California is one of the states that permit plaintiffs to collect damages in a lawsuit alleging violations of accessibility laws. Plaintiffs in California may bring accessibility lawsuits under the state’s Unruh Civil Rights Act, California Civil Code § 52(a) and (b), allowing $4,000 per violation as well as punitive damages and attorney’s fees. The California Disabled Persons Act, as well as a variety of other state laws, provide additional avenues for the recovery of damages

Drive-By Lawsuits

In some cases, a particular plaintiff, plaintiff group, or attorney may bring hundreds ADA Title III lawsuits. These have been termed “drive-by” lawsuits because litigants are driving to different businesses looking for ADA violations. Even though plaintiffs cannot recover damages in federal ADA lawsuits, attorneys who bring serial lawsuits may recover attorneys fees under the ADA. In addition, some attorneys use a federal ADA lawsuit or threat of a lawsuit to pressure business owners into a financial settlement. Sometimes, these settlements do not even require the defending business to remedy the underlying violation.

State laws that allow a plaintiff to collect compensatory damages for ADA Title III violations provide even greater motivation for drive-by lawsuits. Business owners may also be hit with lawsuits brought by different plaintiffs for the same violation. The legal fees to defend a number of lawsuits are often much greater than the cost of remedying the ADA violation.

State Actions to Prevent Drive-By Lawsuits

Increasingly, business owners and policymakers view serial ADA Title III litigants as subverting the ADA’s intent. A number of states are now taking steps to prevent drive-by ADA lawsuits. Arizona has been faced with a dramatic increase in ADA Title III lawsuits, and the Arizona Attorney General has recently tried to control this ADA litigation by attempting to intervene in some lawsuits.

California has adopted several laws to reduce serial litigation. California Senate Bill 1186 was passed in 2012. The law requires that a court consider the reasonableness of a plaintiff’s conduct when determining liability in cases alleging multiple claims for the same violation. The amendments reduced the amount of damages awarded if the business owner corrects the violations within a designated period after being served with the lawsuit. The new law also prohibits alleging a number of claims to increase a potential financial award and a request for money in a demand letter prior to filing a lawsuit.
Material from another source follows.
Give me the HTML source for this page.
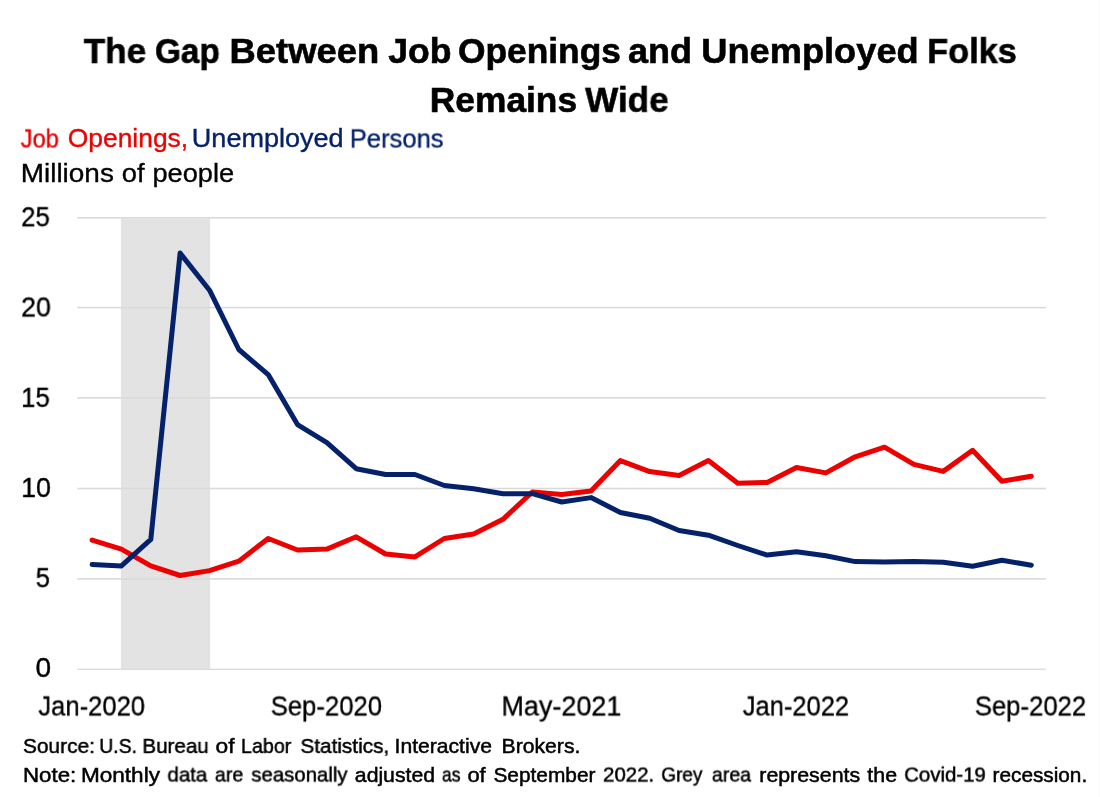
<!DOCTYPE html>
<html><head><meta charset="utf-8"><title>The Gap Between Job Openings and Unemployed Folks Remains Wide</title>
<style>
html,body{margin:0;padding:0;background:#fff}
body{width:1100px;height:797px;position:relative;overflow:hidden;font-family:"Liberation Sans",sans-serif}
.g{margin:0;padding:0;font-size:16px;font-weight:400}
.t{display:block;position:absolute;left:0;top:0;white-space:nowrap;line-height:1;transform-origin:0 0;will-change:transform;font-family:"Liberation Sans",sans-serif}
</style></head><body>
<svg width="1100" height="797" viewBox="0 0 1100 797" style="position:absolute;left:0;top:0">
<defs><pattern id="dt" width="2" height="2" patternUnits="userSpaceOnUse"><rect width="2" height="2" fill="#e4e4e4"/><rect width="1" height="1" fill="#dfdfdf"/></pattern></defs>
<rect x="120.9" y="218.6" width="89.2" height="450.8" fill="url(#dt)"/>
<rect x="77.2" y="217.00" width="968.7" height="1.6" fill="#dadada"/><rect x="77.2" y="306.80" width="968.7" height="1.6" fill="#dadada"/><rect x="77.2" y="397.10" width="968.7" height="1.6" fill="#dadada"/><rect x="77.2" y="487.70" width="968.7" height="1.6" fill="#dadada"/><rect x="77.2" y="578.10" width="968.7" height="1.6" fill="#dadada"/><rect x="77.2" y="668.60" width="968.7" height="1.5" fill="#dddddd"/>
<polyline points="92.1,540.1 121.4,549.1 150.8,565.9 180.1,575.5 209.5,570.6 238.8,561.2 268.2,538.5 297.5,550.0 326.9,549.1 356.2,536.8 385.6,554.0 414.9,556.9 444.3,538.5 473.6,534.0 503.0,519.3 532.3,492.0 561.7,494.6 591.0,491.1 620.4,460.6 649.7,471.6 679.1,475.6 708.4,460.6 737.8,483.2 767.1,482.5 796.5,467.5 825.8,472.9 855.2,456.8 884.5,447.2 913.9,464.4 943.2,471.4 972.6,450.3 1001.9,481.2 1031.3,476.3" fill="none" stroke="#ec0000" stroke-width="5" stroke-linejoin="round" stroke-linecap="round"/>
<polyline points="92.1,564.5 121.4,565.9 150.8,539.4 180.1,253.1 209.5,290.2 238.8,349.5 268.2,374.6 297.5,424.6 326.9,442.7 356.2,468.7 385.6,474.5 414.9,474.5 444.3,485.5 473.6,488.8 503.0,493.8 532.3,493.7 561.7,502.0 591.0,497.6 620.4,512.5 649.7,518.2 679.1,530.5 708.4,535.2 737.8,545.5 767.1,555.1 796.5,551.7 825.8,555.8 855.2,561.6 884.5,562.1 913.9,561.6 943.2,562.3 972.6,566.3 1001.9,560.3 1031.3,565.2" fill="none" stroke="#04216a" stroke-width="5" stroke-linejoin="round" stroke-linecap="round"/>
<rect x="1098" y="0" width="2" height="797" fill="#fcfcfc"/>
</svg>
<h1 class="g title">
<span class="t" style="font-size:35.17px;font-weight:700;color:#000;-webkit-text-stroke:0.6px #000;transform:translate3d(83.69px,33.05px,0) scaleX(0.9990)">The</span>
<span class="t" style="font-size:35.17px;font-weight:700;color:#000;-webkit-text-stroke:0.6px #000;transform:translate3d(154.97px,33.05px,0) scaleX(0.9471)">Gap</span>
<span class="t" style="font-size:35.17px;font-weight:700;color:#000;-webkit-text-stroke:0.6px #000;transform:translate3d(229.50px,33.05px,0) scaleX(1.0350)">Between</span>
<span class="t" style="font-size:35.17px;font-weight:700;color:#000;-webkit-text-stroke:0.6px #000;transform:translate3d(388.26px,33.05px,0) scaleX(1.0124)">Job</span>
<span class="t" style="font-size:35.17px;font-weight:700;color:#000;-webkit-text-stroke:0.6px #000;transform:translate3d(457.89px,33.05px,0) scaleX(1.0057)">Openings</span>
<span class="t" style="font-size:35.17px;font-weight:700;color:#000;-webkit-text-stroke:0.6px #000;transform:translate3d(628.11px,33.05px,0) scaleX(1.0233)">and</span>
<span class="t" style="font-size:35.17px;font-weight:700;color:#000;-webkit-text-stroke:0.6px #000;transform:translate3d(701.25px,33.05px,0) scaleX(1.0306)">Unemployed</span>
<span class="t" style="font-size:35.17px;font-weight:700;color:#000;-webkit-text-stroke:0.6px #000;transform:translate3d(927.12px,33.05px,0) scaleX(0.9768)">Folks</span>
<span class="t" style="font-size:35.32px;font-weight:700;color:#000;-webkit-text-stroke:0.6px #000;transform:translate3d(429.87px,81.85px,0) scaleX(1.0000)">Remains</span>
<span class="t" style="font-size:35.32px;font-weight:700;color:#000;-webkit-text-stroke:0.6px #000;transform:translate3d(585.17px,81.85px,0) scaleX(0.9926)">Wide</span>
</h1>
<div class="g legend">
<span class="t" style="font-size:26.38px;font-weight:400;color:#ec0000;-webkit-text-stroke:0.35px #ec0000;transform:translate3d(20.64px,125.44px,0) scaleX(0.9000)">Job</span>
<span class="t" style="font-size:26.38px;font-weight:400;color:#ec0000;-webkit-text-stroke:0.35px #ec0000;transform:translate3d(67.79px,125.44px,0) scaleX(1.0007)">Openings,</span>
<span class="t" style="font-size:26.38px;font-weight:400;color:#04216a;-webkit-text-stroke:0.35px #04216a;transform:translate3d(191.80px,125.44px,0) scaleX(1.0255)">Unemployed</span>
<span class="t" style="font-size:26.38px;font-weight:400;color:#04216a;-webkit-text-stroke:0.35px #04216a;transform:translate3d(349.77px,125.44px,0) scaleX(0.9695)">Persons</span>
</div>
<div class="g units">
<span class="t" style="font-size:26.38px;font-weight:400;color:#000;-webkit-text-stroke:0.35px #000;transform:translate3d(20.68px,160.34px,0) scaleX(1.0599)">Millions</span>
<span class="t" style="font-size:26.38px;font-weight:400;color:#000;-webkit-text-stroke:0.35px #000;transform:translate3d(121.84px,160.34px,0) scaleX(1.0360)">of</span>
<span class="t" style="font-size:26.38px;font-weight:400;color:#000;-webkit-text-stroke:0.35px #000;transform:translate3d(152.49px,160.34px,0) scaleX(1.0303)">people</span>
</div>
<div class="g xaxis">
<span class="t" style="font-size:27.69px;font-weight:400;color:#000;-webkit-text-stroke:0.35px #000;transform:translate3d(38.36px,692.44px,0) scaleX(0.9242)">Jan-2020</span>
<span class="t" style="font-size:27.69px;font-weight:400;color:#000;-webkit-text-stroke:0.35px #000;transform:translate3d(270.71px,692.44px,0) scaleX(0.9268)">Sep-2020</span>
<span class="t" style="font-size:27.69px;font-weight:400;color:#000;-webkit-text-stroke:0.35px #000;transform:translate3d(501.41px,692.44px,0) scaleX(0.9746)">May-2021</span>
<span class="t" style="font-size:27.69px;font-weight:400;color:#000;-webkit-text-stroke:0.35px #000;transform:translate3d(742.76px,692.44px,0) scaleX(0.9209)">Jan-2022</span>
<span class="t" style="font-size:27.69px;font-weight:400;color:#000;-webkit-text-stroke:0.35px #000;transform:translate3d(974.81px,692.44px,0) scaleX(0.9271)">Sep-2022</span>
</div>
<p class="g source">
<span class="t" style="font-size:20.93px;font-weight:400;color:#000;-webkit-text-stroke:0.5px #000;transform:translate3d(22.95px,735.95px,0) scaleX(0.9973)">Source:</span>
<span class="t" style="font-size:20.93px;font-weight:400;color:#000;-webkit-text-stroke:0.5px #000;transform:translate3d(99.30px,735.95px,0) scaleX(0.9242)">U.S.</span>
<span class="t" style="font-size:20.93px;font-weight:400;color:#000;-webkit-text-stroke:0.5px #000;transform:translate3d(142.41px,735.95px,0) scaleX(0.9832)">Bureau</span>
<span class="t" style="font-size:20.93px;font-weight:400;color:#000;-webkit-text-stroke:0.5px #000;transform:translate3d(215.60px,735.95px,0) scaleX(1.0889)">of</span>
<span class="t" style="font-size:20.93px;font-weight:400;color:#000;-webkit-text-stroke:0.5px #000;transform:translate3d(241.02px,735.95px,0) scaleX(0.9397)">Labor</span>
<span class="t" style="font-size:20.93px;font-weight:400;color:#000;-webkit-text-stroke:0.5px #000;transform:translate3d(300.45px,735.95px,0) scaleX(0.9911)">Statistics,</span>
<span class="t" style="font-size:20.93px;font-weight:400;color:#000;-webkit-text-stroke:0.5px #000;transform:translate3d(394.58px,735.95px,0) scaleX(1.0090)">Interactive</span>
<span class="t" style="font-size:20.93px;font-weight:400;color:#000;-webkit-text-stroke:0.5px #000;transform:translate3d(501.62px,735.95px,0) scaleX(1.0107)">Brokers.</span>
</p>
<p class="g note">
<span class="t" style="font-size:20.49px;font-weight:400;color:#000;-webkit-text-stroke:0.5px #000;transform:translate3d(23.04px,764.55px,0) scaleX(1.0861)">Note:</span>
<span class="t" style="font-size:20.49px;font-weight:400;color:#000;-webkit-text-stroke:0.5px #000;transform:translate3d(81.02px,764.55px,0) scaleX(1.1001)">Monthly</span>
<span class="t" style="font-size:20.49px;font-weight:400;color:#000;-webkit-text-stroke:0.5px #000;transform:translate3d(167.43px,764.55px,0) scaleX(0.9978)">data</span>
<span class="t" style="font-size:20.49px;font-weight:400;color:#000;-webkit-text-stroke:0.5px #000;transform:translate3d(214.90px,764.55px,0) scaleX(0.9578)">are</span>
<span class="t" style="font-size:20.49px;font-weight:400;color:#000;-webkit-text-stroke:0.5px #000;transform:translate3d(251.29px,764.55px,0) scaleX(0.9941)">seasonally</span>
<span class="t" style="font-size:20.49px;font-weight:400;color:#000;-webkit-text-stroke:0.5px #000;transform:translate3d(354.85px,764.55px,0) scaleX(1.0341)">adjusted</span>
<span class="t" style="font-size:20.49px;font-weight:400;color:#000;-webkit-text-stroke:0.5px #000;transform:translate3d(441.96px,764.55px,0) scaleX(0.8509)">as</span>
<span class="t" style="font-size:20.49px;font-weight:400;color:#000;-webkit-text-stroke:0.5px #000;transform:translate3d(467.38px,764.55px,0) scaleX(1.0735)">of</span>
<span class="t" style="font-size:20.49px;font-weight:400;color:#000;-webkit-text-stroke:0.5px #000;transform:translate3d(493.40px,764.55px,0) scaleX(1.0186)">September</span>
<span class="t" style="font-size:20.49px;font-weight:400;color:#000;-webkit-text-stroke:0.5px #000;transform:translate3d(602.98px,764.55px,0) scaleX(0.9971)">2022.</span>
<span class="t" style="font-size:20.49px;font-weight:400;color:#000;-webkit-text-stroke:0.5px #000;transform:translate3d(661.24px,764.55px,0) scaleX(0.9247)">Grey</span>
<span class="t" style="font-size:20.49px;font-weight:400;color:#000;-webkit-text-stroke:0.5px #000;transform:translate3d(711.90px,764.55px,0) scaleX(0.9562)">area</span>
<span class="t" style="font-size:20.49px;font-weight:400;color:#000;-webkit-text-stroke:0.5px #000;transform:translate3d(759.28px,764.55px,0) scaleX(1.0418)">represents</span>
<span class="t" style="font-size:20.49px;font-weight:400;color:#000;-webkit-text-stroke:0.5px #000;transform:translate3d(867.36px,764.55px,0) scaleX(1.0430)">the</span>
<span class="t" style="font-size:20.49px;font-weight:400;color:#000;-webkit-text-stroke:0.5px #000;transform:translate3d(904.17px,764.55px,0) scaleX(0.9960)">Covid-19</span>
<span class="t" style="font-size:20.49px;font-weight:400;color:#000;-webkit-text-stroke:0.5px #000;transform:translate3d(992.56px,764.55px,0) scaleX(1.0134)">recession.</span>
</p>
<div class="g yaxis">
<span class="t" style="font-size:27.4px;font-weight:400;color:#000;-webkit-text-stroke:0.35px #000;transform:translate3d(21.16px,203.24px,0) scaleX(0.9395)">25</span>
<span class="t" style="font-size:27.4px;font-weight:400;color:#000;-webkit-text-stroke:0.35px #000;transform:translate3d(21.11px,293.44px,0) scaleX(0.9764)">20</span>
<span class="t" style="font-size:27.4px;font-weight:400;color:#000;-webkit-text-stroke:0.35px #000;transform:translate3d(21.15px,383.84px,0) scaleX(0.9396)">15</span>
<span class="t" style="font-size:27.11px;font-weight:400;color:#000;-webkit-text-stroke:0.35px #000;transform:translate3d(21.09px,473.95px,0) scaleX(0.9917)">10</span>
<span class="t" style="font-size:26.82px;font-weight:400;color:#000;-webkit-text-stroke:0.35px #000;transform:translate3d(35.67px,565.15px,0) scaleX(0.9582)">5</span>
<span class="t" style="font-size:26.74px;font-weight:400;color:#000;-webkit-text-stroke:0.35px #000;transform:translate3d(35.47px,655.40px,0) scaleX(1.0493)">0</span>
</div>
</body></html>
California Assembly Bill 1521, passed in 2015, attempts to decrease the number of drive-by lawsuits by imposing additional requirements when filing accessibility claims, including disclosing whether the complaint is filed by high-frequency litigant, the number of lawsuits they’ve filed in the prior year, and why they were visiting the defendant’s business.

Proposed Federal Reforms to Prevent Serial ADA Title III Litigation

Several federal bills were introduced in recent years to prevent ADA Title III drive-by lawsuits. The ADA Education and Reform Act of 2015, H.R. 3765, would amend the ADA and imposes a fine on anyone who sends a pre-litigation demand letter without providing certain details about the nature of the ADA Title III violation, including whether there was a prior request to remove the architectural barrier.

The legislation also prevents the filing of a lawsuit unless the potential plaintiff has provided a written notice enabling the business to identify the barrier and the business doesn’t provide written documentation stating how the violation will be remedied in 60 days from the date notice was received or “fails to remove the barrier or make substantial progress in removing the barrier” after 120 days. The last action on the bill was its passage by the House Judiciary Committee in July 2016. A companion bill, S. 3446, was introduced in the Senate but did not progress.

The Correcting Obstructions to Mediate, Prevent, and Limit Inaccessibility Act, H.R. 4719, also requires notice and a 90-day opportunity to correct the violation before a lawsuit may be filed or demand letter sent. These proposed amendments to the ADA, introduced in March of 2016, also have not become law.

Continuing Controversy Over Private Party Lawsuits

Some disability rights advocates are concerned that laws preventing serial lawsuits may create too many obstacles for those who have legitimate claims. Also, various attorney groups oppose reforms to reduce ADA Title III litigation.

However, there is growing support for the belief that serial lawsuits don’t encourage ADA Title III compliance and are unduly burdensome, especially for small business owners. Much of the legislation focused on eliminating the motivation for drive-by lawsuits simply give the opportunity to remove barriers to accessibility, the intended focus of the ADA, before a lawsuit may be filed.